16 Janvier 2022
Salut, estimé compagnon de voyage.
Aujourd'hui, nous allons parler d'un couteau qui n'existe pas encore mais qui, je l'espère, verra le jour dans un futur proche. Un couteau sorti tout droit de mon imagination pervertie par la passion des lames.
Cela faisait un moment que je voulais imaginer MON couteau idéal, celui dont les lignes autant que le comportement serait en parfaite adéquation avec mes attentes. Évidemment, dans ma collection, il y a des modèles que j'aime énormément mais je trouve toujours un moyen ou un autre de chipoter sur tel ou tel point de détail. En outre, ma première expérience de réalisation sur-mesure m'avait laissé un excellent souvenir et j'avais même mis de côté quelques morceaux d'un olivier récemment abattu en prévision d'une éventuelle récidive. Si rien ne pressait, l'idée de me faire (faire) un nouveau couteau sur mesure était donc plantée quelque part dans ma tête.
Il ne manquait qu'une goutte d'eau pour la faire germer.
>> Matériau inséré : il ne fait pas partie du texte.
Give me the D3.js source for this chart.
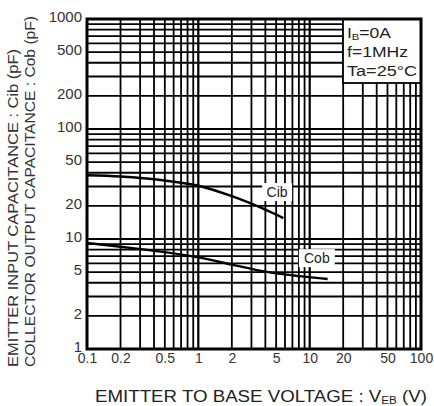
<!DOCTYPE html>
<html>
<head>
<meta charset="utf-8">
<script src="https://cdn.jsdelivr.net/npm/d3@7"></script>
<style>
  body { margin: 0; background: #fff; }
  text { font-family: "Liberation Sans", Arial, sans-serif; }
</style>
</head>
<body>
<div id="chart"></div>
<script>
// data
const cibV = [0.1, 0.2, 0.5, 1, 2, 4, 5.8];
const cibC = [38, 37, 34, 30.5, 24.5, 18.5, 15.5];
const cobV = [0.1, 0.2, 0.5, 1, 2, 4, 8, 14.5];
const cobC = [9.2, 8.5, 7.6, 6.8, 5.85, 5.05, 4.6, 4.33];
const xTicks = [0.1, 0.2, 0.5, 1, 2, 5, 10, 20, 50, 100];
const yTicks = [1, 2, 5, 10, 20, 50, 100, 200, 500, 1000];
const notes = ["f=1MHz", "Ta=25°C"];

const width = 434;
const height = 406;
const margin = {left: 87, right: 13, top: 19, bottom: 57};

const svg = d3.select('#chart')
    .append('svg')
    .attr('width', width)
    .attr('height', height)

const x = d3.scaleLog().domain([0.1, 100]).range([margin.left, width - margin.right]);
const y = d3.scaleLog().domain([1, 1000]).range([height - margin.bottom, margin.top]);

// minor grid values for every decade
const gridX = [], gridY = [];
[0.1, 1, 10].forEach(d => { for (let k = 1; k <= 10; k++) gridX.push(d * k); });
[1, 10, 100].forEach(d => { for (let k = 1; k <= 10; k++) gridY.push(d * k); });

const g = svg.append('g')

g.selectAll('.gx')
    .data(gridX)
    .enter()
    .append('line')
    .attr('x1', d => x(d)).attr('x2', d => x(d))
    .attr('y1', y(1)).attr('y2', y(1000))
    .attr('stroke', '#000')
    .attr('stroke-width', 1.8)

g.selectAll('.gy')
    .data(gridY)
    .enter()
    .append('line')
    .attr('y1', d => y(d)).attr('y2', d => y(d))
    .attr('x1', x(0.1)).attr('x2', x(100))
    .attr('stroke', '#000')
    .attr('stroke-width', 1.8)

// curves
const line = d3.line().curve(d3.curveCatmullRom.alpha(0.5));
g.append('path')
    .attr('d', line(cibV.map((v, i) => [x(v), y(cibC[i])])))
    .attr('fill', 'none').attr('stroke', '#000').attr('stroke-width', 2.4)
g.append('path')
    .attr('d', line(cobV.map((v, i) => [x(v), y(cobC[i])])))
    .attr('fill', 'none').attr('stroke', '#000').attr('stroke-width', 2.4)

// curve labels
function tag(label, vx, vy, w) {
    g.append('rect')
        .attr('x', x(vx) - w / 2).attr('y', y(vy) - 9)
        .attr('width', w).attr('height', 18)
        .attr('fill', '#fff')
    g.append('text')
        .attr('x', x(vx)).attr('y', y(vy) + 5)
        .attr('text-anchor', 'middle')
        .attr('font-size', 14)
        .attr('fill', '#222')
        .text(label)
}
tag('Cib', 5.1, 26.7, 30);
tag('Cob', 11.6, 6.7, 36);

// condition box
const bx = 343;
g.append('rect')
    .attr('x', bx).attr('y', y(1000))
    .attr('width', x(100) - bx).attr('height', 64)
    .attr('fill', '#fff').attr('stroke', '#000').attr('stroke-width', 1.8)
const t0 = g.append('text').attr('x', bx + 4).attr('y', y(1000) + 19)
    .attr('font-size', 14).attr('fill', '#222')
    .attr('textLength', 44).attr('lengthAdjust', 'spacingAndGlyphs')
t0.append('tspan').text('I')
t0.append('tspan').attr('font-size', 9).attr('dy', 2).text('B')
t0.append('tspan').attr('dy', -2).text('=0A')
g.selectAll('.note')
    .data(notes)
    .enter()
    .append('text')
    .attr('x', bx + 4)
    .attr('y', (d, i) => y(1000) + 38 + i * 19)
    .attr('font-size', 14).attr('fill', '#222')
    .attr('textLength', (d, i) => i ? 70 : 61)
    .attr('lengthAdjust', 'spacingAndGlyphs')
    .text(d => d)

// frame
g.append('rect')
    .attr('x', x(0.1)).attr('y', y(1000))
    .attr('width', x(100) - x(0.1)).attr('height', y(1) - y(1000))
    .attr('fill', 'none').attr('stroke', '#000').attr('stroke-width', 3)

// axes (labels only)
const fmt = d => String(d);
const xAxis = svg.append('g')
    .attr('transform', `translate(0,${y(1)})`)
    .call(d3.axisBottom(x).tickValues(xTicks).tickFormat(fmt).tickSize(0).tickPadding(4))
xAxis.select('.domain').remove()
xAxis.selectAll('text').attr('font-size', 14).attr('fill', '#333').attr('font-family', null)

const yAxis = svg.append('g')
    .attr('transform', `translate(${x(0.1)},-2)`)
    .call(d3.axisLeft(y).tickValues(yTicks).tickFormat(fmt).tickSize(0).tickPadding(5))
yAxis.select('.domain').remove()
yAxis.selectAll('text').attr('font-size', 15).attr('fill', '#333').attr('font-family', null)

// titles
const xt = svg.append('text')
    .attr('x', 95).attr('y', 402)
    .attr('font-size', 16).attr('fill', '#222')
    .attr('textLength', 332).attr('lengthAdjust', 'spacingAndGlyphs')
xt.append('tspan').text('EMITTER TO BASE VOLTAGE : V')
xt.append('tspan').attr('font-size', 10).attr('dy', 2).text('EB')
xt.append('tspan').attr('dy', -2).text(' (V)')

svg.append('text')
    .attr('transform', 'translate(18,367) rotate(-90)')
    .attr('font-size', 14).attr('fill', '#333')
    .attr('textLength', 318).attr('lengthAdjust', 'spacingAndGlyphs')
    .text('EMITTER INPUT CAPACITANCE : Cib (pF)')
svg.append('text')
    .attr('transform', 'translate(35,367) rotate(-90)')
    .attr('font-size', 14).attr('fill', '#333')
    .attr('textLength', 351).attr('lengthAdjust', 'spacingAndGlyphs')
    .text('COLLECTOR OUTPUT CAPACITANCE : Cob (pF)')
</script>
</body>
</html>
Durant le dernier réveillon de la saint Sylvestre, un ami m'a demandé conseil sur le choix d'un couteau. Un modèle en particulier lui avait tapé dans l'œil et il envisageait d'en faire l'acquisition. Après qu'il m'ait exposé son intention de s'en servir notamment pour la petite préparation alimentaire (oignons, saucisson...) je tentai maladroitement de lui décrire le profil idéal pour ce genre de tâches. Multipliant les allers retours à ma vitrine, je sortais les pièces de ma collection les unes après les autres pour illustrer mes propos sans parvenir à me persuader moi même de la clarté de mes propres descriptions.
Le lendemain, une fois l'ébriété de la soirée dissipée, je réalisai à quel point la solution à mon problème de communication était évidente: un dessin. Un simple dessin aurait suffit à faire passer le message. Désormais seul mais décidé à en découdre avec mon échec de la veille, je m'installai très vite en face d'une feuille blanche et me mit à gribouiller les lignes d'un couteau qui aurait pu répondre à ses attentes... Et tant qu'à faire aux miennes.
La graine venait de faire une pousse.
Durant toute la semaine qui suivit, je tournais et retournais cette idée dans ma tête: "plutôt que d'attendre de tomber sur le modèle qui me conviendrait le mieux au hasard de mes interminables séances de lèche-vitrine virtuelles, pourquoi ne pas le dessiner moi-même. Après tout, je suis le mieux placé pour savoir ce qui me plait et j'ai ma main... sous la main... pour en valider l'ergonomie". Sans aller jusqu'à imaginer que je pourrais lui donner vie, l'exercice valait tout de même la peine d'être tenté, ne serait-ce que pour satisfaire ma curiosité intellectuelle.
Une semaine a passé. Nous sommes le 8 janvier. Je suis devant une feuille blanche, mon critérium à la main. De trait en trait, j'affine ma vision. Des lignes agréables à suivre du regard. Des formes accueillantes pour les mains. Un profil qui soit adapté aux coupes contre support et aux coupes "cutter" (mes deux plus fréquents scénarios d'utilisation)... Voilà grosso modo mon cahier des charges.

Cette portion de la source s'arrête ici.